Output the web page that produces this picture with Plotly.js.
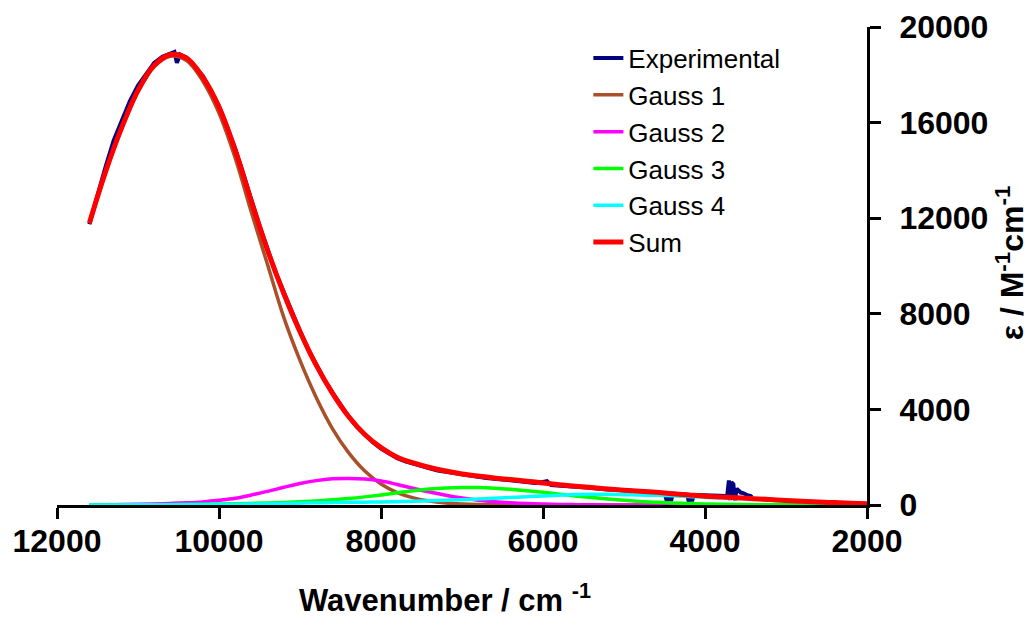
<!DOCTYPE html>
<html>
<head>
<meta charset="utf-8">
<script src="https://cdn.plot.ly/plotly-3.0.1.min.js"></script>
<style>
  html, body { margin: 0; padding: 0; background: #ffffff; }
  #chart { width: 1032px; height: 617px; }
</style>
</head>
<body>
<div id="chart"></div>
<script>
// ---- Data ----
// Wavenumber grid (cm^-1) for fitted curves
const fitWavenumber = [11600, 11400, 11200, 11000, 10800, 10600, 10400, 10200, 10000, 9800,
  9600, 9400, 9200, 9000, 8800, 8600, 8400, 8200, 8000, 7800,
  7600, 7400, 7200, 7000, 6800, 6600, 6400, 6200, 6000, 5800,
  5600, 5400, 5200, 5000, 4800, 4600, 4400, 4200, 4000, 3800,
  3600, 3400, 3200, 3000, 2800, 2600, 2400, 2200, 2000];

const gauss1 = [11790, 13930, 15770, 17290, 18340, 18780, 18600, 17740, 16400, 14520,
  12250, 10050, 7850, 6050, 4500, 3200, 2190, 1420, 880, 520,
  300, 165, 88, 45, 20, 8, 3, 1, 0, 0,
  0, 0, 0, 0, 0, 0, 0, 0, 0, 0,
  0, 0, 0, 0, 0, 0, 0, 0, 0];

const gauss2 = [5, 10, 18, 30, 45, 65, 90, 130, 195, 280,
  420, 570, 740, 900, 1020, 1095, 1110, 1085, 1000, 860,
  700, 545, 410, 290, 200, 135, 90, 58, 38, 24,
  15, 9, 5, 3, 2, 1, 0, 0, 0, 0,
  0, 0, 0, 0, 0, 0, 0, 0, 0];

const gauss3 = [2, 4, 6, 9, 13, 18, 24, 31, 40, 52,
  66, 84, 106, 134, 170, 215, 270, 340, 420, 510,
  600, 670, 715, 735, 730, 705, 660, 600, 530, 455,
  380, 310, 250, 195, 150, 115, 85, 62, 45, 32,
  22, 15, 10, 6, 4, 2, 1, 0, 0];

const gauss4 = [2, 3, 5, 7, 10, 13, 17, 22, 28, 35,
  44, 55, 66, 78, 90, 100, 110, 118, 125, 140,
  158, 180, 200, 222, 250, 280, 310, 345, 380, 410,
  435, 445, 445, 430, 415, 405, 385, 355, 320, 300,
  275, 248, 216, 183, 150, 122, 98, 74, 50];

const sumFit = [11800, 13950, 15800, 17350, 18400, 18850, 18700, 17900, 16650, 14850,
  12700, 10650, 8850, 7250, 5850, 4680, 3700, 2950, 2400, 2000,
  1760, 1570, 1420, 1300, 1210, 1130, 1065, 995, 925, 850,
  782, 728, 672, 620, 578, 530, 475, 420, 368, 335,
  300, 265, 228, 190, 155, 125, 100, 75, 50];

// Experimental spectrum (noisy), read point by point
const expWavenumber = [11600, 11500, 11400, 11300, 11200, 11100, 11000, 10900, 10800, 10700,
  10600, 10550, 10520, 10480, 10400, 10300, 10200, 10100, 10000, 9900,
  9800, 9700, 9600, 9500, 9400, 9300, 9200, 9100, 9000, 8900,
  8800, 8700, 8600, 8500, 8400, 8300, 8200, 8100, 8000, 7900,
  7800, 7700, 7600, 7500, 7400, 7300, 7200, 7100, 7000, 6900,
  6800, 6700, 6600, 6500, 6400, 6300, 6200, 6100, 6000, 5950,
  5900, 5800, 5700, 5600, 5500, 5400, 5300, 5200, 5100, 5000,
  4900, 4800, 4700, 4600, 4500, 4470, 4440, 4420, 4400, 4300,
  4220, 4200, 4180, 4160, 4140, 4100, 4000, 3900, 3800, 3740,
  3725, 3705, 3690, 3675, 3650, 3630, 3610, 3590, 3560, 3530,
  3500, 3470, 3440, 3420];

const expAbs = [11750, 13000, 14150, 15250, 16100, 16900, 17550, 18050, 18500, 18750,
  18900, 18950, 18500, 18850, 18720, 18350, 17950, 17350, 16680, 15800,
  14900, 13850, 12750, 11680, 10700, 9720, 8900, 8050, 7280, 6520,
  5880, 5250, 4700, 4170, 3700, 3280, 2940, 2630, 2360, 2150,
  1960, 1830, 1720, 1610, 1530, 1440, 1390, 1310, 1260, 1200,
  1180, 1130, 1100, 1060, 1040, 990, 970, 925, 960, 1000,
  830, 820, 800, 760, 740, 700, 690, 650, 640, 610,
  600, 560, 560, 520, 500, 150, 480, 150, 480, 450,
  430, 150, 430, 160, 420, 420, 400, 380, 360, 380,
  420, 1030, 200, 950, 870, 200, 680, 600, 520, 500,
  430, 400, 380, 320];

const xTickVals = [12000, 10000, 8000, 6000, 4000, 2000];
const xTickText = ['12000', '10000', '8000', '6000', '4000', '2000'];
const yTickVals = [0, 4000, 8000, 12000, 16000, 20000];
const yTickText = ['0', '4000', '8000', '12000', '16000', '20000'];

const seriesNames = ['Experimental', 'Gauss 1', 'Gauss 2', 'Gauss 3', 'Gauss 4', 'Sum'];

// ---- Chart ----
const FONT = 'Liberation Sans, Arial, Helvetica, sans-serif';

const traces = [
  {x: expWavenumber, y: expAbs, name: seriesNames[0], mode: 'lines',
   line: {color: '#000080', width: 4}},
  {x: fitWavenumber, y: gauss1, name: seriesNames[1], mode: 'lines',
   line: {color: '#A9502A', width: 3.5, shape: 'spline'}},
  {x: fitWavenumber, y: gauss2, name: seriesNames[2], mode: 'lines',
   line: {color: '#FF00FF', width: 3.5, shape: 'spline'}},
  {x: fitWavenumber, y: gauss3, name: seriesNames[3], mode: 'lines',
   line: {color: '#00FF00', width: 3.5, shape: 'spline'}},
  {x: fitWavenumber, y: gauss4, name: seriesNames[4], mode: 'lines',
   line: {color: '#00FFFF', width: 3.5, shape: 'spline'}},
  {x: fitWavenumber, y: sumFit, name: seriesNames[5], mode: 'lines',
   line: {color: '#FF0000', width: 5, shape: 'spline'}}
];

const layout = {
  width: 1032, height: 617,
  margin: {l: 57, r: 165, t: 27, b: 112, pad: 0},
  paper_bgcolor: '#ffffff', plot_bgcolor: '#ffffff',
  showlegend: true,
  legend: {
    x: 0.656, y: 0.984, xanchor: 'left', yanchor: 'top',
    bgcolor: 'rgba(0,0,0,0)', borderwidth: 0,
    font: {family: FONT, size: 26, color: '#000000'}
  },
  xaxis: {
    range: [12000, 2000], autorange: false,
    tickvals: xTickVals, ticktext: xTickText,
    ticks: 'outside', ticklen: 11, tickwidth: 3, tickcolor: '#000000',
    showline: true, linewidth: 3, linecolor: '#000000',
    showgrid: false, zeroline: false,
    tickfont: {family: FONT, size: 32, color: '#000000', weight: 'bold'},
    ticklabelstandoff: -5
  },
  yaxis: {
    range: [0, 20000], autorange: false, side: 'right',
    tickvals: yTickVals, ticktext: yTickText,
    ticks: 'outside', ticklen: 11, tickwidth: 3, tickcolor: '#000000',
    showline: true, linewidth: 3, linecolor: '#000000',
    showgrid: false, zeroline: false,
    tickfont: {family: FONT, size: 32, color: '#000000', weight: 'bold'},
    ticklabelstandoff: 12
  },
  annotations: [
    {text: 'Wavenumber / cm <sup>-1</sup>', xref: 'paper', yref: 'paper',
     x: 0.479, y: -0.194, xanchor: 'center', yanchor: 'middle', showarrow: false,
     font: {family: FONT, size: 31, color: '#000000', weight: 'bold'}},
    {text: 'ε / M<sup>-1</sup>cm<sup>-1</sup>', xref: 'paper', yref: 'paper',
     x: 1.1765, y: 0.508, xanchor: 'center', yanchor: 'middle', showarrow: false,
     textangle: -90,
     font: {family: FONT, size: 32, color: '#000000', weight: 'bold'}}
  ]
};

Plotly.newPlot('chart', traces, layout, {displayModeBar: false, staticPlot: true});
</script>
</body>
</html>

**What the exercise asks:**
Copy out every line of the listing that includes the string "picture".

**Result:**
Output the web page that produces this picture with Plotly.js.

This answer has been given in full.